Leading passion researcher Robert Vallerand conducted a number of studies exploring the connection between attachment styles and romantic passion. As reported in Motivation and Emotion, he found that a healthy or “harmonious” passion is associated with a secure attachment and sustainable and satisfying relationships.

In contrast, an unhealthy or “obsessive” passion is often linked with an anxious attachment characterized by ongoing tension, like Cherelle experienced in her relationship.

Here are three things we can do that may help our kids avoid obsessive passion and build satisfying relationships:

Mind the Moments: Be aware of the way in which you interact with your kids daily. Pay attention to the small things.

Model Healthy Behavior: Be a positive role model in your romantic relationship. Remember kids are always watching, listening, and taking in our subtle cues.

Know Their Influencers: Be on top of what your children absorb from others, online and offline. Encourage them to build strong friendships and engage with people of high character, rather than high influence, in real life.
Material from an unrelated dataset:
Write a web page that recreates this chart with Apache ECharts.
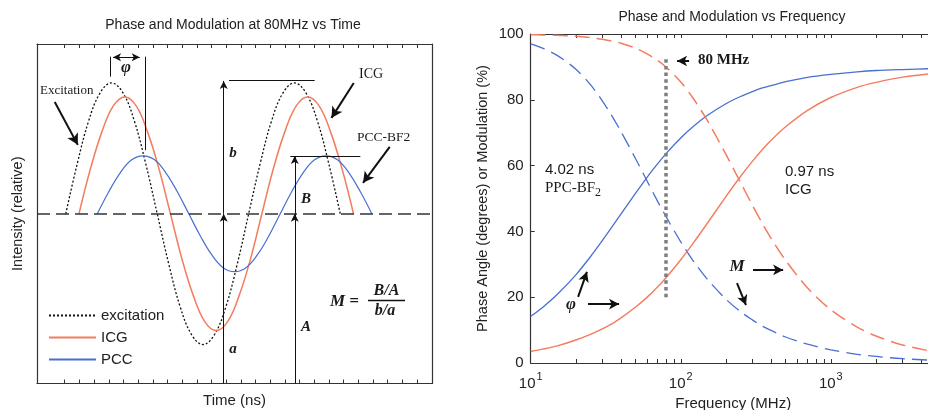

In sum, while we can’t change the past and the way we interacted with our parents as children, we can learn from it and change the future. We can use this knowledge to change the way we behave with our romantic partner in order to increase our relational satisfaction.

Additionally, we can change the way we engage with our children to possibly improve their relational happiness.

By being mindful of the way we interact with our kids, modeling healthy behaviors, and pointing out exemplars of thriving relationships in the real world, we can give our children the best possible chances of developing satisfying relationships.

In turn, they can apply their knowledge to influence future generations yet to come.